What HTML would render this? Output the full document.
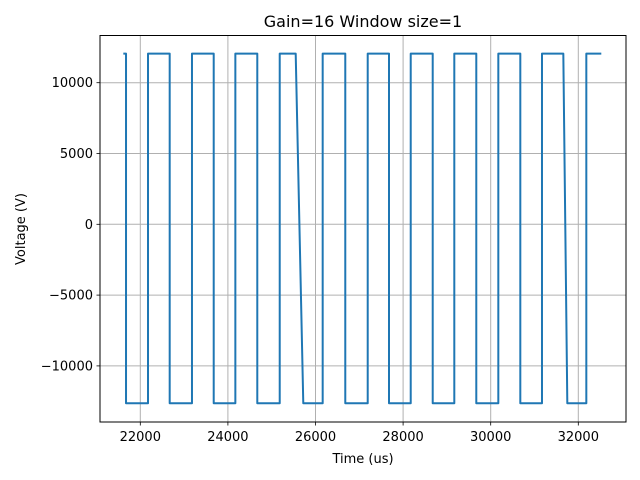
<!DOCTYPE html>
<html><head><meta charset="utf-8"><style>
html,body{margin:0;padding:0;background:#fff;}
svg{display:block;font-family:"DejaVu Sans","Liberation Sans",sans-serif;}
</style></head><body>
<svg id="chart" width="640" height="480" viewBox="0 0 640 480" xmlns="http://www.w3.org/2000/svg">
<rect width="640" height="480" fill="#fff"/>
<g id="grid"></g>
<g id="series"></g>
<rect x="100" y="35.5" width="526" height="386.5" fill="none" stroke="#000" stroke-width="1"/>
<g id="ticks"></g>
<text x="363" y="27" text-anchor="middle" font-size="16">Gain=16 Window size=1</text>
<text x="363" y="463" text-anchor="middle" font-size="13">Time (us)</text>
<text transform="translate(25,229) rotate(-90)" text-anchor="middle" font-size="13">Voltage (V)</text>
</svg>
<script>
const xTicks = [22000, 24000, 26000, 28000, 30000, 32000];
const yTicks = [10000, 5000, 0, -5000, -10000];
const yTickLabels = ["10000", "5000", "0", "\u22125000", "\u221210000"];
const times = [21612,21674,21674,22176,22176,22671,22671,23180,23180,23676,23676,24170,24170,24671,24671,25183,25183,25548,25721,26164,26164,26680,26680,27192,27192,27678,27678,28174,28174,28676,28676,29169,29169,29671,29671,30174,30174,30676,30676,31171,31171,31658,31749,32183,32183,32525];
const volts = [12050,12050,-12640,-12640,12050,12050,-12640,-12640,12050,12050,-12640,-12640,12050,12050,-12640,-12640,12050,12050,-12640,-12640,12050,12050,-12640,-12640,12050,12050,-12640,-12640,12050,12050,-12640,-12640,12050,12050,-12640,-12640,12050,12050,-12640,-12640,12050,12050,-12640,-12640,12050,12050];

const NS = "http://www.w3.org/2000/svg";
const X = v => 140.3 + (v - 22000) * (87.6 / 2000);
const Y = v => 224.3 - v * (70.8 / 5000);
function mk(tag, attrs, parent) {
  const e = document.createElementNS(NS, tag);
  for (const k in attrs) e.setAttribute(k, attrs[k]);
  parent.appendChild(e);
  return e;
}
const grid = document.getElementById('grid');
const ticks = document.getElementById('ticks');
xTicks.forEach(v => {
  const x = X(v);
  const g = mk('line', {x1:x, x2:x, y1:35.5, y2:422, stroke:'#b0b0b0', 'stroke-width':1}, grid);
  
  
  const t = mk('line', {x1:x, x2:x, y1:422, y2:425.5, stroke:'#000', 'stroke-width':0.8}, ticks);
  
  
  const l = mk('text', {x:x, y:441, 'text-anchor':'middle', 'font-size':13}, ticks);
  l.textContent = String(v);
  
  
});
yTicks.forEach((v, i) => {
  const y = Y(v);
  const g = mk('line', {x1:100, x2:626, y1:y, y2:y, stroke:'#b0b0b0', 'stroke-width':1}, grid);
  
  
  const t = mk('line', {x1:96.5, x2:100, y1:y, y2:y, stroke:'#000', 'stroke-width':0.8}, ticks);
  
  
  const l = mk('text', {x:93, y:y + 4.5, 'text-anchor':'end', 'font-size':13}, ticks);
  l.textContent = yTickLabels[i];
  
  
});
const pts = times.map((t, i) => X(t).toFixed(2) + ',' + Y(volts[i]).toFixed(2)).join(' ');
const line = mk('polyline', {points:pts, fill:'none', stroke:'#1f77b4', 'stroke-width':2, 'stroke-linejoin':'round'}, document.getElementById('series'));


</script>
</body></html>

→ **TASK PROMPT**
Repeat the listing above exactly, with no pictures.

→ **EXERCISE SOLUTION**
What HTML would render this? Output the full document.
<!DOCTYPE html>
<html><head><meta charset="utf-8"><style>
html,body{margin:0;padding:0;background:#fff;}
svg{display:block;font-family:"DejaVu Sans","Liberation Sans",sans-serif;}
</style></head><body>
<svg id="chart" width="640" height="480" viewBox="0 0 640 480" xmlns="http://www.w3.org/2000/svg">
<rect width="640" height="480" fill="#fff"/>
<g id="grid"></g>
<g id="series"></g>
<rect x="100" y="35.5" width="526" height="386.5" fill="none" stroke="#000" stroke-width="1"/>
<g id="ticks"></g>
<text x="363" y="27" text-anchor="middle" font-size="16">Gain=16 Window size=1</text>
<text x="363" y="463" text-anchor="middle" font-size="13">Time (us)</text>
<text transform="translate(25,229) rotate(-90)" text-anchor="middle" font-size="13">Voltage (V)</text>
</svg>
<script>
const xTicks = [22000, 24000, 26000, 28000, 30000, 32000];
const yTicks = [10000, 5000, 0, -5000, -10000];
const yTickLabels = ["10000", "5000", "0", "\u22125000", "\u221210000"];
const times = [21612,21674,21674,22176,22176,22671,22671,23180,23180,23676,23676,24170,24170,24671,24671,25183,25183,25548,25721,26164,26164,26680,26680,27192,27192,27678,27678,28174,28174,28676,28676,29169,29169,29671,29671,30174,30174,30676,30676,31171,31171,31658,31749,32183,32183,32525];
const volts = [12050,12050,-12640,-12640,12050,12050,-12640,-12640,12050,12050,-12640,-12640,12050,12050,-12640,-12640,12050,12050,-12640,-12640,12050,12050,-12640,-12640,12050,12050,-12640,-12640,12050,12050,-12640,-12640,12050,12050,-12640,-12640,12050,12050,-12640,-12640,12050,12050,-12640,-12640,12050,12050];

const NS = "http://www.w3.org/2000/svg";
const X = v => 140.3 + (v - 22000) * (87.6 / 2000);
const Y = v => 224.3 - v * (70.8 / 5000);
function mk(tag, attrs, parent) {
  const e = document.createElementNS(NS, tag);
  for (const k in attrs) e.setAttribute(k, attrs[k]);
  parent.appendChild(e);
  return e;
}
const grid = document.getElementById('grid');
const ticks = document.getElementById('ticks');
xTicks.forEach(v => {
  const x = X(v);
  const g = mk('line', {x1:x, x2:x, y1:35.5, y2:422, stroke:'#b0b0b0', 'stroke-width':1}, grid);
  
  
  const t = mk('line', {x1:x, x2:x, y1:422, y2:425.5, stroke:'#000', 'stroke-width':0.8}, ticks);
  
  
  const l = mk('text', {x:x, y:441, 'text-anchor':'middle', 'font-size':13}, ticks);
  l.textContent = String(v);
  
  
});
yTicks.forEach((v, i) => {
  const y = Y(v);
  const g = mk('line', {x1:100, x2:626, y1:y, y2:y, stroke:'#b0b0b0', 'stroke-width':1}, grid);
  
  
  const t = mk('line', {x1:96.5, x2:100, y1:y, y2:y, stroke:'#000', 'stroke-width':0.8}, ticks);
  
  
  const l = mk('text', {x:93, y:y + 4.5, 'text-anchor':'end', 'font-size':13}, ticks);
  l.textContent = yTickLabels[i];
  
  
});
const pts = times.map((t, i) => X(t).toFixed(2) + ',' + Y(volts[i]).toFixed(2)).join(' ');
const line = mk('polyline', {points:pts, fill:'none', stroke:'#1f77b4', 'stroke-width':2, 'stroke-linejoin':'round'}, document.getElementById('series'));


</script>
</body></html>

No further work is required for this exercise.